Advent 8 – Paperwhites

Written as part of an Advent Daily Devotional for the UCC in Wallace, ID

It’s been years, but I remember buying bulbs, arranging them with small stones in a bowl, adding water and then sitting back and waiting to have me some spring. And in the thick of winter, no less. Heavenly! The smell, the look, the life and hope all working together to lighten the deadening cold and eternal dark outside. What a way to shift the scenario and write the script to my comfort.

Because I’m inclined to hold on to anything that has potential for another cycle of use, I kept those bulbs through spring and summer, and planted them outside when fall came around. Let’s see if these will grow… Crocus came and went. Tulips surfaced. Daffodils sprouted, filled out and blossomed, but no paperwhites. The soil covering them remained flat, brown and lifeless. Another year, I side-stepped the frozen tundra and mid-January brought back the bowl, stones, bulbs and water and waited for signs of life to appear in the kitchen. Again nothing. It’s true what they say: bulbs forced to life inside aren’t likely to bear again. Not only do they need the nutrients held by the soil, but they also depend on time spent in the deep freeze. Quiet, dormant time of being held in the dark and cradled in the cold renews their life and restores their beauty.

I’m willing to sacrifice some bulbs to ease the crawl of winter, but I wonder what the cost is to the soul that seeks to bypass the wait, the cold, the dark, the struggle.
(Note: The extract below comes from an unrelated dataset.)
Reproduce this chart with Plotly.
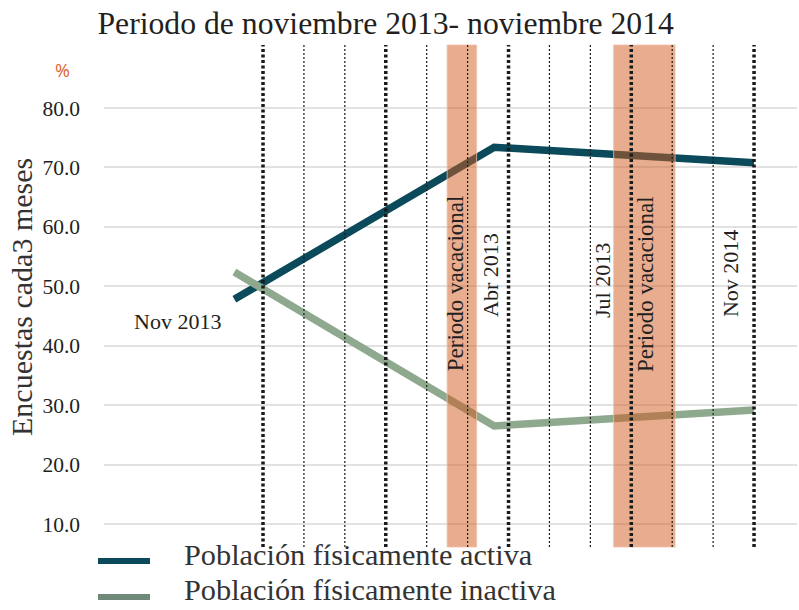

We’ve come to expect comfort and fun; what does that cost us in rich fragrance and bright colors? What depths of life and love, creativity and compassion, promise and peace just might be available to us if we were more willing to hunker down, look into the dark, hibernate through the cold, quarantine through the pandemic? It’s where bears are born, caterpillars become butterflies, daffodils are reborn. Just what new life might be waiting for us?